By Neale Gulley
BUFFALO, New York (Reuters) - A charter bus of Polish tourists overturned in upstate New York, injuring as many as 19 passengers, and police said on Thursday they were investigating how fast it was traveling on a rain-slicked highway,
The bus carrying a Polish tour group between Niagara Falls, New York, and Trenton, New Jersey, veered off a section of Interstate 81 north of Binghamton, New York, amid a heavy downpour at 7 p.m. on Wednesday, said State Police Captain Eric Janis.
"It was raining very hard at the time of the accident. We're looking at the weather. We want to see if the speed was appropriate for the weather conditions," he said, stressing that no official cause has yet been determined.
Between 14 and 19 passengers were taken to area hospitals for treatment of minor injuries, he said.
"One person was actually pinned under the bus. They were able to get her out and she suffered a minor head laceration," he said.

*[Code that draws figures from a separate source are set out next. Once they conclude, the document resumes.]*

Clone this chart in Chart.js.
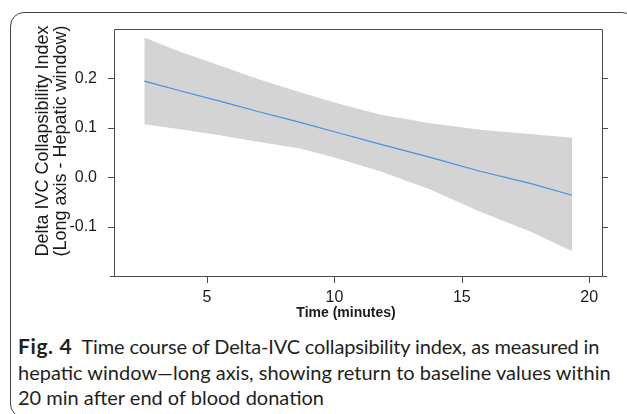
<!DOCTYPE html>
<html>
<head>
<meta charset="utf-8">
<script src="https://cdn.jsdelivr.net/npm/chart.js@4/dist/chart.umd.min.js"></script>
<style>
  html, body { margin: 0; padding: 0; background: #fff; }
  body { width: 627px; height: 414px; position: relative; overflow: hidden; }
  #frame { position: absolute; left: 10px; top: 12px; width: 626px; height: 406px;
           border: 1.3px solid #444; border-radius: 14px; box-sizing: border-box; }
  #wrap { position: absolute; left: 0; top: 0; width: 627px; height: 330px; }
  #caption { position: absolute; left: 18px; top: 333px; width: 610px;
             font-family: Lato, "Open Sans", sans-serif; font-size: 20px; line-height: 25.5px;
             color: #231f20; white-space: nowrap; }
  #caption b { font-weight: 700; font-size: 21px; letter-spacing: 0.6px; }
  #l1 { letter-spacing: -0.15px; }
</style>
</head>
<body>
<div id="frame"></div>
<div id="wrap"><canvas id="c" width="627" height="330"></canvas></div>
<div id="caption"><span id="l1"><b>Fig. 4</b>&nbsp; Time course of Delta-IVC collapsibility index, as measured in</span><br>hepatic window—long axis, showing return to baseline values within<br>20 min after end of blood donation</div>
<script>
// ---- data ----
const timeMin  = [2.54, 3.94, 5.5, 7.0, 8.65, 10.0, 11.79, 13.76, 15.72, 17.68, 19.33];
const fitVals  = [0.1945, 0.175, 0.154, 0.133, 0.111, 0.092, 0.067, 0.040, 0.012, -0.0125, -0.0365];
const upperCI  = [0.283, 0.254, 0.226, 0.199, 0.172, 0.151, 0.127, 0.109, 0.096, 0.0875, 0.080];
const lowerCI  = [0.107, 0.097, 0.085, 0.072, 0.058, 0.040, 0.012, -0.025, -0.070, -0.110, -0.150];
const xTicks   = [5, 10, 15, 20];
const yTicks   = [-0.1, 0.0, 0.1, 0.2];
const xTitle   = "Time (minutes)";
const yTitle   = ["Delta IVC Collapsibility Index", "(Long axis - Hepatic window)"];

const pts = (ys) => timeMin.map((x, i) => ({ x: x, y: ys[i] }));
const FONT = "'Liberation Sans', Arial, sans-serif";

const framePlugin = {
  id: 'framePlugin',
  afterDraw(chart) {
    const { ctx, chartArea: a, scales } = chart;
    const xs = scales.x, ys = scales.y;
    ctx.save();
    ctx.strokeStyle = '#4a4a4a';
    ctx.lineWidth = 1;
    ctx.beginPath();
    ctx.moveTo(a.left + 0.5, a.top + 0.5); ctx.lineTo(a.left + 0.5, a.bottom + 0.5);
    ctx.moveTo(a.left + 0.5, a.top + 0.5); ctx.lineTo(a.right + 0.5, a.top + 0.5);
    ctx.moveTo(a.right + 0.5, a.top + 0.5); ctx.lineTo(a.right + 0.5, a.bottom + 0.5);
    ctx.moveTo(a.left - 4, a.bottom + 0.5); ctx.lineTo(a.right + 5, a.bottom + 0.5);
    yTicks.forEach(v => {
      const y = Math.round(ys.getPixelForValue(v)) + 0.5;
      ctx.moveTo(a.left - 6, y); ctx.lineTo(a.left, y);
      ctx.moveTo(a.right, y); ctx.lineTo(a.right + 6, y);
    });
    xTicks.forEach(v => {
      const x = Math.round(xs.getPixelForValue(v)) + 0.5;
      ctx.moveTo(x, a.bottom); ctx.lineTo(x, a.bottom + 7);
    });
    ctx.stroke();
    ctx.fillStyle = '#1a1a1a';
    ctx.textAlign = 'center';
    ctx.textBaseline = 'middle';
    ctx.font = "bold 14px " + FONT;
    ctx.fillText(xTitle, 346, 313);
    ctx.font = "18px " + FONT;
    ctx.translate(0, 141);
    ctx.rotate(-Math.PI / 2);
    ctx.fillText(yTitle[0], 0, 43);
    ctx.fillText(yTitle[1], 0, 61);
    ctx.restore();
  }
};

new Chart(document.getElementById('c'), {
  type: 'line',
  data: {
    datasets: [
      { label: 'fit', data: pts(fitVals), borderColor: '#4a8fe0', borderWidth: 1.2,
        pointRadius: 0, fill: false, tension: 0, order: 0 },
      { label: 'upper', data: pts(upperCI), borderColor: 'rgba(0,0,0,0)', borderWidth: 0,
        backgroundColor: '#d4d4d4', pointRadius: 0, fill: '+1', tension: 0, order: 1 },
      { label: 'lower', data: pts(lowerCI), borderColor: 'rgba(0,0,0,0)', borderWidth: 0,
        pointRadius: 0, fill: false, tension: 0, order: 2 }
    ]
  },
  options: {
    responsive: false,
    animation: false,
    events: [],
    layout: { padding: { top: 29, right: 25, left: 0, bottom: 0 } },
    plugins: { legend: { display: false }, tooltip: { enabled: false } },
    scales: {
      x: {
        type: 'linear', position: 'bottom', min: 1.35, max: 20.5,
        grid: { display: false }, border: { display: false },
        afterBuildTicks: (s) => { s.ticks = xTicks.map(v => ({ value: v })); },
        afterFit: (s) => { s.height = 54; },
        ticks: { color: '#1a1a1a', font: { family: FONT, size: 16 }, padding: 4,
                 maxRotation: 0, autoSkip: false, callback: (v) => String(v) }
      },
      y: {
        type: 'linear', position: 'left', min: -0.2, max: 0.3,
        grid: { display: false }, border: { display: false },
        afterBuildTicks: (s) => { s.ticks = yTicks.map(v => ({ value: v })); },
        afterFit: (s) => { s.width = 114; },
        ticks: { color: '#1a1a1a', font: { family: FONT, size: 16 }, padding: 9,
                 autoSkip: false, callback: (v) => Number(v).toFixed(1) }
      }
    }
  },
  plugins: [framePlugin]
});
</script>
</body>
</html>
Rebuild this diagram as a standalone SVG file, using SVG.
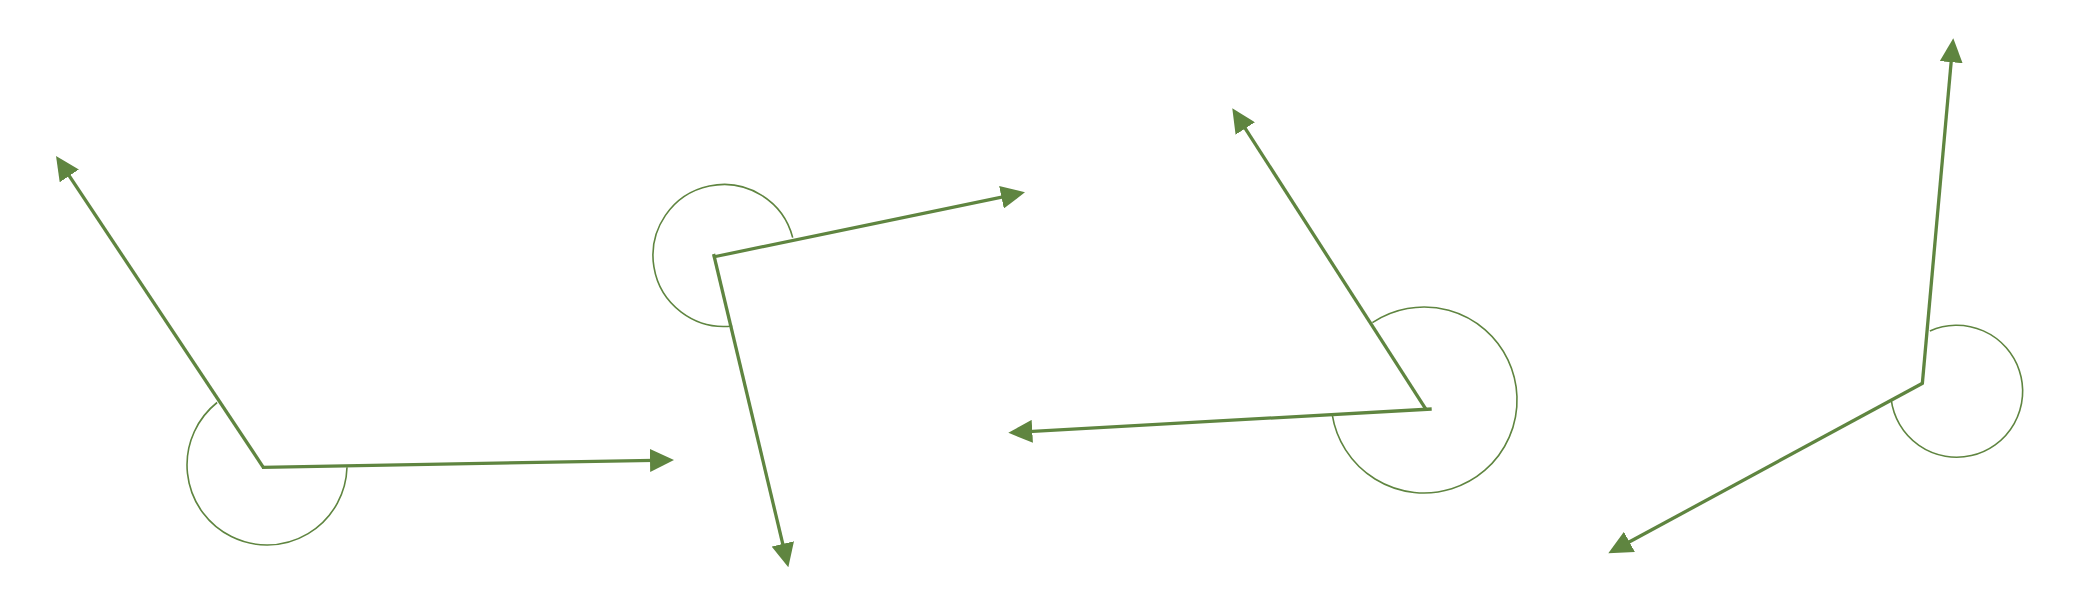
<svg xmlns="http://www.w3.org/2000/svg" width="2096" height="610" viewBox="0 0 2096 610">
<style>
.ray{stroke:#5f8540;stroke-width:3.3;fill:none;marker-end:url(#ah)}
.arc{stroke:#5f8540;stroke-width:1.6;fill:none}
</style>
<defs>
<marker id="ah" markerUnits="userSpaceOnUse" markerWidth="24" markerHeight="23" viewBox="0 0 24 23" refX="4" refY="11.5" orient="auto">
<path d="M0,0 L24,11.5 L0,23 z" fill="#5f8540"/>
</marker>
</defs>
<rect width="2096" height="610" fill="#ffffff"/>
<g id="angle1">
<path class="arc" d="M217.1,402.5 A80,80 0 1 0 347,467.3"/>
<line class="ray" x1="263.3" y1="467.3" x2="67.1" y2="172.6"/>
<line class="ray" x1="262" y1="467.3" x2="654" y2="460.4"/>
</g>
<g id="angle2">
<path class="arc" d="M792.7,237.6 A71,71 0 1 0 732.2,326"/>
<line class="ray" x1="713" y1="257" x2="1005.4" y2="196.4"/>
<line class="ray" x1="713.6" y1="254" x2="783.7" y2="547.8"/>
</g>
<g id="angle3">
<path class="arc" d="M1372.4,322.6 A93,93 0 1 1 1332.2,414.7"/>
<line class="ray" x1="1426" y1="409.3" x2="1243.1" y2="125.1"/>
<line class="ray" x1="1431.7" y1="409" x2="1028.3" y2="431.6"/>
</g>
<g id="angle4">
<path class="arc" d="M1929.9,330.9 A66,66 0 1 1 1891.2,399.7"/>
<line class="ray" x1="1922.3" y1="384" x2="1951.5" y2="58.2"/>
<line class="ray" x1="1923" y1="383" x2="1625.9" y2="543.8"/>
</g>
</svg>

Janis acknowledged a recent rash of tour bus accidents throughout the state, and said state Department of Transportation officials were working with investigators to complete a thorough safety inspection of the bus, operated by a company called Amerpol Tours based in Morrisville, Pennsylvania.
The department conducts roughly 120,000 roadside inspections of commercial vehicles per year, usually involving accidents, DOT spokesman Bill Reynolds said.
He said the department will hire 20 new inspectors for another 160,000 annual truck and bus inspections conducted throughout the state.
Following a deadly bus accident March 12 just north of New York City that killed 15 passengers, Governor Andrew Cuomo began a crackdown on charter companies, Reynolds said.
In the aftermath, licenses were suspended on eight charter companies, citing violations including about 100 buses.
But in addition to Wednesday's crash, two other fatal accidents in July have prompted Cuomo to initiate new inspection guidelines.